次の進路を決めるためにはどうやら、面接ってものを切り抜けなきゃいけないらしい。これまでそういうことは全部試験で乗り切ってきたから、あんまり勝手が分からない。人間性を見られるんだってよく聞くけど、人間性ってなんのことだろう。すくなくとも、数値化はできないものなんだろうけど。そんなよく分からないもので評価されるってのは、正直、想像するだけで不安。

 

まあでも、そうなってるものはしょうがない。たった数回おしゃべりするだけで候補者の人となりが分かるだなんてそんな簡単な話があるわけないけど、それでもなぜか、面接っていうシステムはずっと生き延びてる。生き延びてるんだから、従わなきゃいけない。生き延びるべきシステムだったかどうかにはもちろん疑う余地があるけど、それは候補者が考えることじゃない。

 

というわけで。
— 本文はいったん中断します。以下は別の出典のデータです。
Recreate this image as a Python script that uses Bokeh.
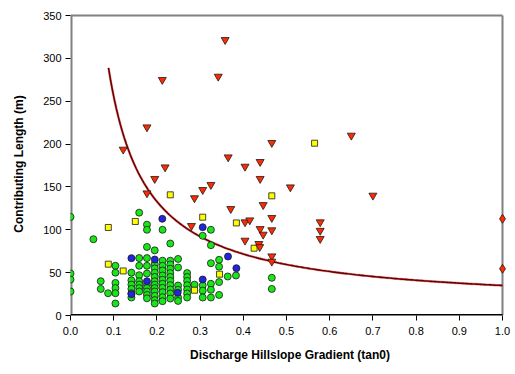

面接で聞かれることには傾向がある。だから面接に通りたいなら、どんな質問が来るかを予想して、答えを用意しておかなきゃならない。すべての質問に……ってわけにはいかないけど、とりあえず、しゃべることをいくつかは用意しておく。で、その答えを、あたかも自分が本当に思っていることかのように、自信を持って語れるようにしておく。面接のための方便だろうが、語ってしまえばこっちのもんだ。

 

だから面接は意味がないと、昔のわたしは思ってた。だって、そうじゃない。候補者がいくらでも嘘をついてくるなら、どうしてそんなもので人間を判断できるの? 思ってもないことを口にして、それで合格を勝ち取って、いざ入ってみたらぜんぜん違う人間でした。そんなことが、きっといくらでも起こっちゃうんじゃないの?

 

でも。いざ真剣に向き合ってみると、あんまりそんなことはなさそうだった。残念なことに、わたしにとってはあんまり、面接は欠陥システムじゃない。

 

嘘をつくって行為はそれなりにむずかしい。というか、わたしは苦手。自分が信じていることならいくらでも語ってみせられるけど、そうじゃないことだとなかなかうまくできない。いまにもばれるんじゃないか、見透かされるんじゃないかって思って、不安になる。嘘だって堂々と語ってしまえば本当になるはずなのに、なかなかそうできない。つくづく、下手くそだなぁって思う。でもうまくなりたくても、訓練する場もない。

 

だから結局わたしは、正直に語るしかないってことになる。嘘をつく権利があるのに、それを使う能力がないから。これはハンデだけど、わたしのせいだから仕方がない。嘘をつけることだって実力のうちだから。わたしに実力がないのであれば、そこは捨てて勝負するしかないわけだ。

 

となると。わたしみたいな人間を選考するのにあたっては、面接ってのは案外、悪くないシステムなのかもしれない。